* **Task instructions**: An exact reproduction of the records is required, with all images left out.

* **Dataset records**:

-- start --

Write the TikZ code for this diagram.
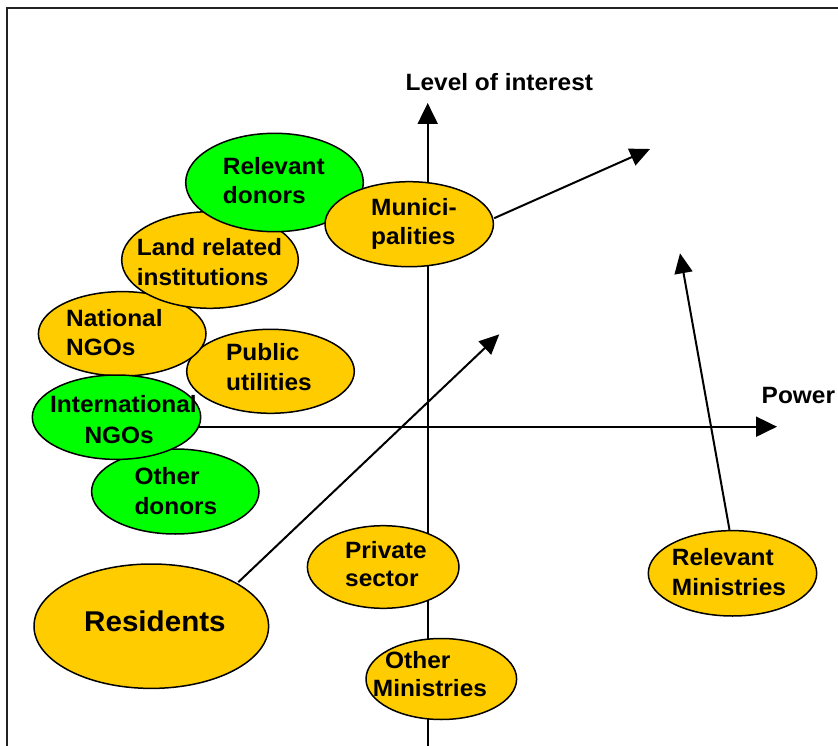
\documentclass[tikz,border=0pt]{standalone}
\usepackage{fontspec}
\setmainfont[FakeStretch=1.035]{Liberation Sans}
\usetikzlibrary{shapes.geometric,arrows.meta}

\definecolor{stakegold}{HTML}{FFCC00}
\definecolor{stakegreen}{HTML}{00FF00}
\definecolor{framegray}{HTML}{222222}

\tikzset{
  blob/.style={ellipse, draw=black, line width=1.5pt, inner sep=0pt},
  goldblob/.style={blob, fill=stakegold},
  greenblob/.style={blob, fill=stakegreen},
  lbl/.style={anchor=base west, inner sep=0pt, font=\bfseries\fontsize{23.6}{28}\selectfont},
  biglbl/.style={lbl, font=\bfseries\fontsize{28.6}{34}\selectfont},
  axis/.style={line width=2pt, -{Triangle[length=21pt,width=20pt]}},
  trend/.style={line width=2pt, -{Triangle[length=20pt,width=18pt]}},
}

\begin{document}
\begin{tikzpicture}[x=1pt,y=-1pt]
\useasboundingbox (0,0) rectangle (838,746);

% outer frame (left and top edges)
\draw[framegray, line width=2pt] (7,746) -- (7,8.3) -- (838,8.3);

% axes
\coordinate (vbot) at (427.7,746);
\coordinate (vtop) at (427.7,103);
\coordinate (hleft) at (150,426.7);
\coordinate (hright) at (777,426.7);
\draw[axis] (vbot) -- (vtop);
\draw[axis] (hleft) -- (hright);
\node[lbl] (ylab) at (405.5,90.7) {Level of interest};
\node[lbl] (xlab) at (761.5,403.3) {Power};

% stakeholder ellipses
\node[goldblob, minimum width=167.6pt, minimum height=84pt] (pu) at (270.5,371.3) {};
\node[goldblob, minimum width=167.6pt, minimum height=84.4pt] (nn) at (122.2,333.8) {};
\node[goldblob, minimum width=176.6pt, minimum height=96.6pt] (lr) at (210,260) {};
\node[greenblob, minimum width=177.6pt, minimum height=98.4pt] (rd) at (274.5,182.5) {};
\node[goldblob, minimum width=168.4pt, minimum height=85pt] (mu) at (409.2,224.2) {};
\node[greenblob, minimum width=167.4pt, minimum height=85pt] (od) at (175.3,491.5) {};
\node[greenblob, minimum width=168.4pt, minimum height=84.4pt] (in) at (116.5,417.2) {};
\node[goldblob, minimum width=234.6pt, minimum height=124.4pt] (re) at (151.3,626.2) {};
\node[goldblob, minimum width=151.6pt, minimum height=82.6pt] (ps) at (383.2,567) {};
\node[goldblob, minimum width=150.6pt, minimum height=81pt] (om) at (441.3,679) {};
\node[goldblob, minimum width=168.4pt, minimum height=85.4pt] (rm) at (732.5,573.3) {};

% labels
\node[lbl] (rd1) at (222.7,175) {Relevant};
\node[lbl] (rd2) at (222.7,204) {donors};
\node[lbl] (lr1) at (136.7,255.7) {Land related};
\node[lbl] (lr2) at (136.7,285.7) {institutions};
\node[lbl] (nn1) at (66,326) {National};
\node[lbl] (nn2) at (66,355) {NGOs};
\node[lbl] (pu1) at (226,360.7) {Public};
\node[lbl] (pu2) at (226,390) {utilities};
\node[lbl] (mu1) at (371,215) {Munici-};
\node[lbl] (mu2) at (371,244) {palities};
\node[lbl] (in1) at (50,412.3) {International};
\node[lbl] (in2) at (84.3,443.3) {NGOs};
\node[lbl] (od1) at (134.3,484) {Other};
\node[lbl] (od2) at (134.3,514) {donors};
\node[biglbl] (re1) at (84,631.7) {Residents};
\node[lbl] (ps1) at (345,558.3) {Private};
\node[lbl] (ps2) at (345,586.7) {sector};
\node[lbl] (om1) at (385,668.3) {Other};
\node[lbl] (om2) at (372.7,696.7) {Ministries};
\node[lbl] (rm1) at (671.7,565) {Relevant};
\node[lbl] (rm2) at (671.7,595) {Ministries};

% expected movements
\coordinate (muto) at (650,149);
\coordinate (reto) at (499.3,334.3);
\coordinate (rmto) at (680,253.3);
\draw[trend] (mu.east) ++(0,-6) -- (muto);
\draw[trend] (re) ++(87,-44) -- (reto);
\draw[trend] (rm.north) ++(-3,0) -- (rmto);
\end{tikzpicture}
\end{document}
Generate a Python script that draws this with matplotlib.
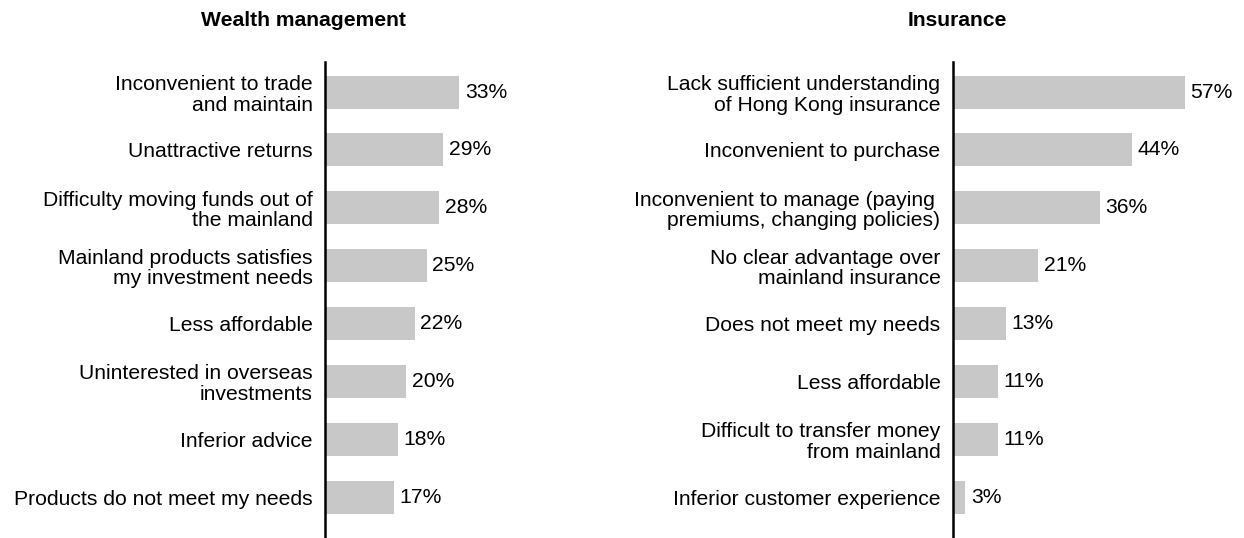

-- end --

* **Correct output**:
Write the TikZ code for this diagram.
\documentclass[tikz,border=0pt]{standalone}
\usepackage{fontspec}
\setmainfont[FakeStretch=1.035]{Liberation Sans}
\usetikzlibrary{shapes.geometric,arrows.meta}

\definecolor{stakegold}{HTML}{FFCC00}
\definecolor{stakegreen}{HTML}{00FF00}
\definecolor{framegray}{HTML}{222222}

\tikzset{
  blob/.style={ellipse, draw=black, line width=1.5pt, inner sep=0pt},
  goldblob/.style={blob, fill=stakegold},
  greenblob/.style={blob, fill=stakegreen},
  lbl/.style={anchor=base west, inner sep=0pt, font=\bfseries\fontsize{23.6}{28}\selectfont},
  biglbl/.style={lbl, font=\bfseries\fontsize{28.6}{34}\selectfont},
  axis/.style={line width=2pt, -{Triangle[length=21pt,width=20pt]}},
  trend/.style={line width=2pt, -{Triangle[length=20pt,width=18pt]}},
}

\begin{document}
\begin{tikzpicture}[x=1pt,y=-1pt]
\useasboundingbox (0,0) rectangle (838,746);

% outer frame (left and top edges)
\draw[framegray, line width=2pt] (7,746) -- (7,8.3) -- (838,8.3);

% axes
\coordinate (vbot) at (427.7,746);
\coordinate (vtop) at (427.7,103);
\coordinate (hleft) at (150,426.7);
\coordinate (hright) at (777,426.7);
\draw[axis] (vbot) -- (vtop);
\draw[axis] (hleft) -- (hright);
\node[lbl] (ylab) at (405.5,90.7) {Level of interest};
\node[lbl] (xlab) at (761.5,403.3) {Power};

% stakeholder ellipses
\node[goldblob, minimum width=167.6pt, minimum height=84pt] (pu) at (270.5,371.3) {};
\node[goldblob, minimum width=167.6pt, minimum height=84.4pt] (nn) at (122.2,333.8) {};
\node[goldblob, minimum width=176.6pt, minimum height=96.6pt] (lr) at (210,260) {};
\node[greenblob, minimum width=177.6pt, minimum height=98.4pt] (rd) at (274.5,182.5) {};
\node[goldblob, minimum width=168.4pt, minimum height=85pt] (mu) at (409.2,224.2) {};
\node[greenblob, minimum width=167.4pt, minimum height=85pt] (od) at (175.3,491.5) {};
\node[greenblob, minimum width=168.4pt, minimum height=84.4pt] (in) at (116.5,417.2) {};
\node[goldblob, minimum width=234.6pt, minimum height=124.4pt] (re) at (151.3,626.2) {};
\node[goldblob, minimum width=151.6pt, minimum height=82.6pt] (ps) at (383.2,567) {};
\node[goldblob, minimum width=150.6pt, minimum height=81pt] (om) at (441.3,679) {};
\node[goldblob, minimum width=168.4pt, minimum height=85.4pt] (rm) at (732.5,573.3) {};

% labels
\node[lbl] (rd1) at (222.7,175) {Relevant};
\node[lbl] (rd2) at (222.7,204) {donors};
\node[lbl] (lr1) at (136.7,255.7) {Land related};
\node[lbl] (lr2) at (136.7,285.7) {institutions};
\node[lbl] (nn1) at (66,326) {National};
\node[lbl] (nn2) at (66,355) {NGOs};
\node[lbl] (pu1) at (226,360.7) {Public};
\node[lbl] (pu2) at (226,390) {utilities};
\node[lbl] (mu1) at (371,215) {Munici-};
\node[lbl] (mu2) at (371,244) {palities};
\node[lbl] (in1) at (50,412.3) {International};
\node[lbl] (in2) at (84.3,443.3) {NGOs};
\node[lbl] (od1) at (134.3,484) {Other};
\node[lbl] (od2) at (134.3,514) {donors};
\node[biglbl] (re1) at (84,631.7) {Residents};
\node[lbl] (ps1) at (345,558.3) {Private};
\node[lbl] (ps2) at (345,586.7) {sector};
\node[lbl] (om1) at (385,668.3) {Other};
\node[lbl] (om2) at (372.7,696.7) {Ministries};
\node[lbl] (rm1) at (671.7,565) {Relevant};
\node[lbl] (rm2) at (671.7,595) {Ministries};

% expected movements
\coordinate (muto) at (650,149);
\coordinate (reto) at (499.3,334.3);
\coordinate (rmto) at (680,253.3);
\draw[trend] (mu.east) ++(0,-6) -- (muto);
\draw[trend] (re) ++(87,-44) -- (reto);
\draw[trend] (rm.north) ++(-3,0) -- (rmto);
\end{tikzpicture}
\end{document}
Generate a Python script that draws this with matplotlib.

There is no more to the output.